Beyond that, though, the immersion of being in a place where a huge number of people, participants and supporters and happy observers alike, have come together from a wide range of territory for an extended period of days solely for love of music–that is a wholly different and magical experience everyone should have the opportunity to enjoy at least once. So I commend them to you, the small-scale community events offered by your local affiliated high schools and the international events hosted by long-lived organizations in exotic places and every variation on the theme you can find. I promise you will leave with a song in your heart and memories to last you to when all of your other memories have faded to dust and perhaps beyond. If music be the food of love, play on! For though in this line opening his play ‘Twelfth Night‘ Shakespeare exposed the Duke of Orsino’s conviction that being surfeited with love (in this instance, via its musical surrogate) would cure him of his hunger for it, I think that quite the opposite is true: if they are excellent, the more we experience them and are filled with them, the more we crave both love and music.

Food of that sort for thought: visit first the websites and then the events offered by your local choirs, bands, orchestras, theaters, and performance companies. My own favorites are hosted by professional organizations of music educators, conductors and performers simply because those are the ones I’ve naturally had the privilege to attend, as consort to my musical prince charming, and these all offer performances by top artists that are open to the public, sometimes even with free admission. Explore them! The organization that ‘sponsored’, or inspired and was the jumping-off point for, our honeymoon with its Singing Week in Veszprém–with its half-dozen ateliers conducted by musicians from Europe and North America and singers and whole choirs from all over as well–was what is now called the European Choral Association-Europa Cantat and it hosts a wide variety of such choral events throughout each year, with a focal youth choir festival occurring triennially in places like Passau, Leicestershire, Barcelona, Utrecht, Torino (2012), and Pécs, Hungary (a locale to be repeated in 2015).

photo

Just this month, the newly minted University Singers at UNT performed their first concert of the season with my spouse at the helm. If you live in or near a college town, you’ll find endless opportunities for attending all sorts of musical events, many of them free and most of them truly outstanding–after all, these people are all here gaining expertise for what may be their whole life’s passion, and performers need great audiences too.

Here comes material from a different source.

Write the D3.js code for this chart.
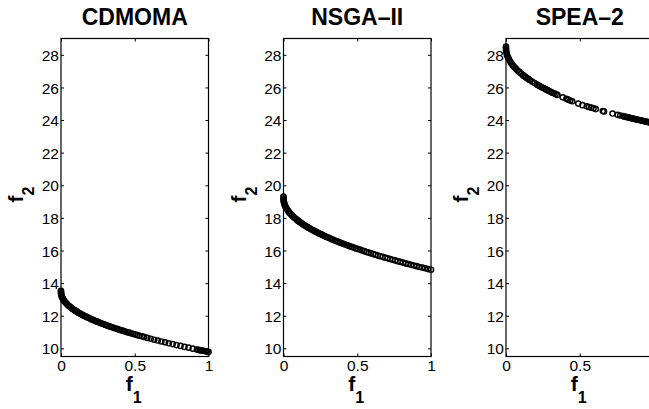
<!DOCTYPE html>
<html><head><meta charset="utf-8">
<script src="https://cdn.jsdelivr.net/npm/d3@7"></script>
<style>body{margin:0;background:#fff}svg{display:block}</style>
</head><body><svg id="c" width="649" height="409"></svg>
<script>
const titles = ["CDMOMA", "NSGA\u2013II", "SPEA\u20132"];
const xTicks = [0, 0.5, 1];
const xTickLabels = ["0", "0.5", "1"];
const yTicks = [10, 12, 14, 16, 18, 20, 22, 24, 26, 28];
const xLabel = ["f", "1"];
const yLabel = ["f", "2"];

const cdmoma = [[0,13.52],[0,13.45],[0.0004,13.38],[0.0016,13.30],[0.0036,13.23],[0.0064,13.16],[0.01,13.08],[0.0144,13.01],[0.0196,12.94],[0.0256,12.86],[0.0324,12.79],[0.04,12.72],[0.0484,12.64],[0.0576,12.57],[0.0676,12.50],[0.0784,12.42],[0.09,12.35],[0.0961,12.31],[0.1024,12.28],[0.1089,12.24],[0.1156,12.20],[0.1225,12.17],[0.1296,12.13],[0.1369,12.09],[0.1444,12.06],[0.1521,12.02],[0.16,11.98],[0.1681,11.95],[0.1764,11.91],[0.1849,11.87],[0.1936,11.84],[0.2025,11.80],[0.2116,11.76],[0.2209,11.73],[0.2304,11.69],[0.2401,11.65],[0.25,11.62],[0.2601,11.58],[0.2704,11.54],[0.2809,11.51],[0.2916,11.47],[0.3025,11.43],[0.3136,11.40],[0.3249,11.36],[0.3364,11.32],[0.3481,11.29],[0.36,11.25],[0.3721,11.21],[0.3844,11.18],[0.3969,11.14],[0.4096,11.10],[0.4225,11.07],[0.4356,11.03],[0.4489,10.99],[0.4624,10.96],[0.4761,10.92],[0.49,10.88],[0.5041,10.85],[0.5184,10.81],[0.5329,10.77],[0.5476,10.74],[0.5625,10.70],[0.5852,10.64],[0.6084,10.59],[0.632,10.53],[0.6561,10.48],[0.6806,10.42],[0.7056,10.37],[0.731,10.31],[0.7569,10.26],[0.7832,10.20],[0.81,10.15],[0.8372,10.09],[0.8649,10.04],[0.893,9.98],[0.9216,9.93],[0.9312,9.91],[0.9409,9.89],[0.9506,9.87],[0.9604,9.86],[0.9702,9.84],[0.9801,9.82],[0.99,9.80],[1,9.78]];

const nsga2 = [[0,19.30],[0,19.20],[0.0004,19.11],[0.0016,19.02],[0.0036,18.94],[0.0064,18.85],[0.01,18.76],[0.0144,18.67],[0.0196,18.59],[0.0256,18.50],[0.0324,18.41],[0.04,18.32],[0.0484,18.24],[0.0576,18.15],[0.0676,18.06],[0.0784,17.97],[0.09,17.89],[0.0961,17.84],[0.1024,17.80],[0.1089,17.75],[0.1156,17.71],[0.1225,17.67],[0.1296,17.62],[0.1369,17.58],[0.1444,17.53],[0.1521,17.49],[0.16,17.45],[0.1681,17.40],[0.1764,17.36],[0.1849,17.32],[0.1936,17.27],[0.2025,17.23],[0.2116,17.18],[0.2209,17.14],[0.2304,17.10],[0.2401,17.05],[0.25,17.01],[0.2601,16.97],[0.2704,16.92],[0.2809,16.88],[0.2916,16.83],[0.3025,16.79],[0.3136,16.75],[0.3249,16.70],[0.3364,16.66],[0.3481,16.61],[0.36,16.57],[0.3721,16.53],[0.3844,16.48],[0.3969,16.44],[0.4096,16.40],[0.4225,16.35],[0.4356,16.31],[0.4489,16.26],[0.4624,16.22],[0.4761,16.18],[0.49,16.13],[0.5041,16.09],[0.5184,16.05],[0.5329,16.00],[0.5476,15.96],[0.5625,15.91],[0.5776,15.87],[0.5929,15.83],[0.6084,15.78],[0.6241,15.74],[0.64,15.69],[0.6561,15.65],[0.6724,15.61],[0.6889,15.56],[0.7056,15.52],[0.7225,15.48],[0.7396,15.43],[0.7569,15.39],[0.7744,15.34],[0.7921,15.30],[0.81,15.26],[0.8281,15.21],[0.8464,15.17],[0.8649,15.12],[0.8836,15.08],[0.9025,15.04],[0.9216,14.99],[0.9409,14.95],[0.9604,14.91],[0.9801,14.86],[1,14.82]];

const spea2 = [[0,28.50],[0,28.40],[0.0004,28.30],[0.0016,28.21],[0.0036,28.11],[0.0064,28.01],[0.01,27.92],[0.0144,27.82],[0.0196,27.72],[0.0256,27.62],[0.0324,27.53],[0.04,27.43],[0.0484,27.33],[0.0576,27.24],[0.0676,27.14],[0.0784,27.04],[0.09,26.95],[0.1024,26.85],[0.1156,26.75],[0.1225,26.70],[0.1296,26.65],[0.1369,26.61],[0.1444,26.56],[0.1521,26.51],[0.16,26.46],[0.1764,26.36],[0.1936,26.27],[0.2116,26.17],[0.2209,26.12],[0.2304,26.07],[0.2401,26.02],[0.25,25.98],[0.2601,25.93],[0.2704,25.88],[0.2809,25.83],[0.2916,25.78],[0.3025,25.73],[0.3136,25.68],[0.3249,25.64],[0.3364,25.59],[0.3481,25.54],[0.3844,25.39],[0.4096,25.30],[0.4225,25.25],[0.4356,25.20],[0.4489,25.15],[0.49,25.01],[0.5184,24.91],[0.5476,24.84],[0.5625,24.80],[0.5776,24.76],[0.5929,24.72],[0.6084,24.67],[0.6561,24.55],[0.6642,24.53],[0.7225,24.40],[0.7569,24.32],[0.7744,24.28],[0.7921,24.24],[0.801,24.22],[0.81,24.20],[0.819,24.18],[0.8281,24.16],[0.8372,24.14],[0.8464,24.12],[0.8556,24.10],[0.8649,24.08],[0.8742,24.06],[0.8836,24.04],[0.893,24.02],[0.9025,24.00],[0.912,23.98],[0.9216,23.96],[0.9312,23.94],[0.9409,23.92],[0.9506,23.90],[0.9604,23.88],[0.9702,23.86],[0.9801,23.84],[1,23.80]];

const series = [cdmoma, nsga2, spea2];

const svg = d3.select("#c");
const font = "'Liberation Sans', Arial, Helvetica, sans-serif";
const panelLeft = [61, 283.5, 506];
const pw = 147.5, pTop = 38.5, pBottom = 356.5;
const ph = pBottom - pTop;

const x = d3.scaleLinear().domain([0, 1]).range([0, pw]);
const y = d3.scaleLinear().domain([9.5, 29]).range([ph, 0]);

series.forEach((data, i) => {
  const g = svg.append("g").attr("transform", `translate(${panelLeft[i]},${pTop})`);

  const axB = d3.axisBottom(x).tickValues(xTicks).tickFormat((d, k) => xTickLabels[k]).tickSizeInner(-3).tickSizeOuter(0).tickPadding(4);
  const axT = d3.axisTop(x).tickValues(xTicks).tickFormat("").tickSizeInner(-3).tickSizeOuter(0);
  const axL = d3.axisLeft(y).tickValues(yTicks).tickSizeInner(-3).tickSizeOuter(0).tickPadding(2);
  const axR = d3.axisRight(y).tickValues(yTicks).tickFormat("").tickSizeInner(-3).tickSizeOuter(0);

  const gb = g.append("g").attr("transform", `translate(0,${ph})`).call(axB);
  const gt = g.append("g").call(axT);
  const gl = g.append("g").call(axL);
  const gr = g.append("g").attr("transform", `translate(${pw},0)`).call(axR);
  [gb, gt, gl, gr].forEach(a => {
    a.select(".domain").remove();
    a.selectAll("line").attr("stroke", "#000").attr("stroke-width", 1);
    a.selectAll("text").attr("font-family", font).attr("font-size", 15.5).attr("fill", "#000");
  });
  gl.selectAll("text").attr("dy", "0.36em");
  gb.selectAll("text").attr("dy", "0.7em");

  g.append("rect").attr("x", 0).attr("y", 0).attr("width", pw).attr("height", ph)
    .attr("fill", "none").attr("stroke", "#000").attr("stroke-width", 1.2);

  g.append("g").selectAll("circle").data(data).join("circle")
    .attr("cx", d => x(d[0])).attr("cy", d => y(d[1])).attr("r", 2.6)
    .attr("fill", "none").attr("stroke", "#000").attr("stroke-width", 1.45);

  svg.append("text").attr("x", panelLeft[i] + pw / 2).attr("y", 25)
    .attr("text-anchor", "middle").attr("font-family", font).attr("font-weight", "bold")
    .attr("font-size", 23).text(titles[i]);

  const xl = svg.append("text").attr("x", panelLeft[i] + pw / 2 - 1).attr("y", 391)
    .attr("text-anchor", "middle").attr("font-family", font).attr("font-weight", "bold");
  xl.append("tspan").attr("font-size", 21).text(xLabel[0]);
  xl.append("tspan").attr("font-size", 16).attr("dy", 12).text(xLabel[1]);

  const yl = svg.append("text").attr("transform", `translate(${panelLeft[i] - 38},${pTop + ph / 2 - 3}) rotate(-90)`)
    .attr("text-anchor", "middle").attr("font-family", font).attr("font-weight", "bold");
  yl.append("tspan").attr("font-size", 21).text(yLabel[0]);
  yl.append("tspan").attr("font-size", 16).attr("dy", 11).text(yLabel[1]);
});
</script></body></html>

Pop, folk, jazz, rock, blues, punk, bluegrass, Early Music, all flavors and kinds of music and individual organizations from the Oldtime Fiddlers [I once got to run the stage lighting for their competition in Washington state–fabulous fiddling, huge fun and even some fantastic yodeling!] to the Verona Opera [I can say from my one experience there that genuine opera under the stars is something not to be missed, even if it’s still 40°C when the singing ends in the middle of the night]: there is something for practically any musical taste out there, and many of them that I enjoy immensely are included among these. My personal pet organizations among the professional gang also include many others: IFCM (International Federation for Choral Music), ACDA (American Choral Directors Association), ACCC (Association of Canadian Choral Communities), TMEA (Texas Music Educators Association), Chorus America, the Boston (odd-numbered years in June), Berkeley (even-numbered years in June), and Vancouver (annually in August) Early Music festivals, and ever so much more.